The Labor senator Jenny McAllister, representing the defence minister at the hearing, said: “I want to be very clear that these [six] new export permits are for items used by Australian defence and law enforcement and will return to Australia.”

McAllister told the hearing that some Australian defence equipment was “manufactured and repaired by companies based in Israel”.

A deputy secretary at the Department of Defence, Hugh Jeffrey, said some items “require an export permit to be returned to the destination country for repair or overhaul and then return back to Australia after that”.

The Greens have actively campaigned on the issue, repeatedly calling on the Albanese government to “stop the two-way arms trade with the state of Israel” and accusing it of being “complicit in the genocide”.

Is Australia exporting weapons to Israel? – video

The party said in a statement in April: “Just published data from the Department of Foreign Affairs and Trade shows that in February 2024 alone Australia directly exported over $1.5m in ‘arms and ammunition’ to Israel.”

But Department of Defence officials rejected that characterisation on Wednesday, noting that the data published by Dfat was based on what exporters marked as the most relevant category.
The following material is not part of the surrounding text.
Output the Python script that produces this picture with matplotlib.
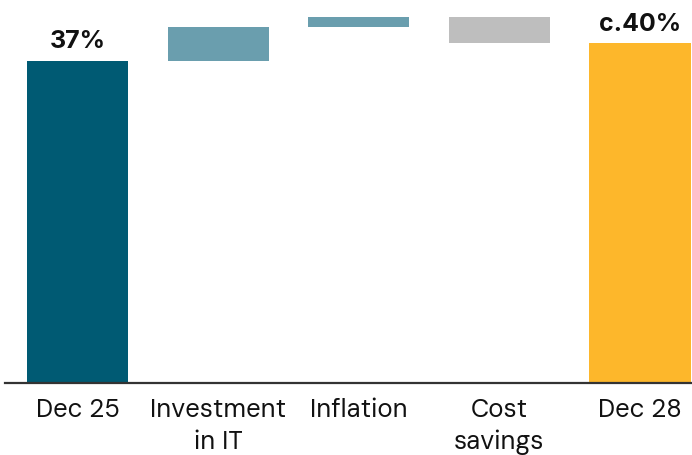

“We have assured ourselves that what has been publicly put forward in the media is in fact incorrect and that it is not arms and ammunition,” a first assistant secretary, David Nockels, said.

“The most recent figure … $1.5m is for a single item – that is a return-to-Australia-item that falls under the category of what we’ve just been talking about in that it supports Australian defence capability.”

The assistant foreign minister, Tim Watts, said on Facebook: “For months, the Greens have been making false claims about ‘arms and ammunition’ exports to Israel. In a lengthy discussion at Senate estimates today, those claims were comprehensively debunked.”

McAllister said the government continued to “calibrate” its approach to reflect the “changing and quite challenging” circumstances in the Middle East.

She said the government was “also scrutinising pre-existing export permits to Israel to ensure that they align with this calibrated approach”.

Israel’s defence ministry on Tuesday signed a $3bn agreement with the US to acquire 25 more F-35 fighter aircraft.

Officials confirmed that Australian businesses continued to contribute to the supply chain for items used in F-35 aircraft, but said these parts were “all exported to a central repository in the United States”.

“I think the question of whether or not the F-35 is being employed in the crisis in Israel is not material to the question of whether or not we grant an export permit,” Jeffrey told the Senate committee.

That prompted the Greens senator David Shoebridge to tell the Senate committee: “So you export them to a central pool in the US and you wash your hands of any responsibility about them then being used in the genocide in Gaza?”

Jeffrey said he “wouldn’t describe it that way”, adding: “We contribute to a global supply chain, that supply chain is directed by the United States.”

Shoebridge asked whether F-35 aircraft containing some Australian parts were currently being used by the Israeli Defence Force in Gaza, prompting Jeffrey to reply: “We can’t speak for the IDF and how it engages in force deployment.”

Shoebridge fired back: “Because you haven’t looked, because you don’t ask, because there’s a moral vacuum at the heart of our export weapons scheme.”

The government has repeatedly said that Australia has not supplied weapons or ammunition to Israel for at least the past five years, but it has faced criticism about a lack of transparency about the specific items covered by export permits.

When contacted for a response to the misinformation claims, Shoebridge said the $1.5m data related to “a weapon that was being sent to an Israeli arms dealer for further work”.

Shoebridge said it was “incomprehensible that Labor refuses to stop this two-way arms trade”.

The government has called for a ceasefire since December.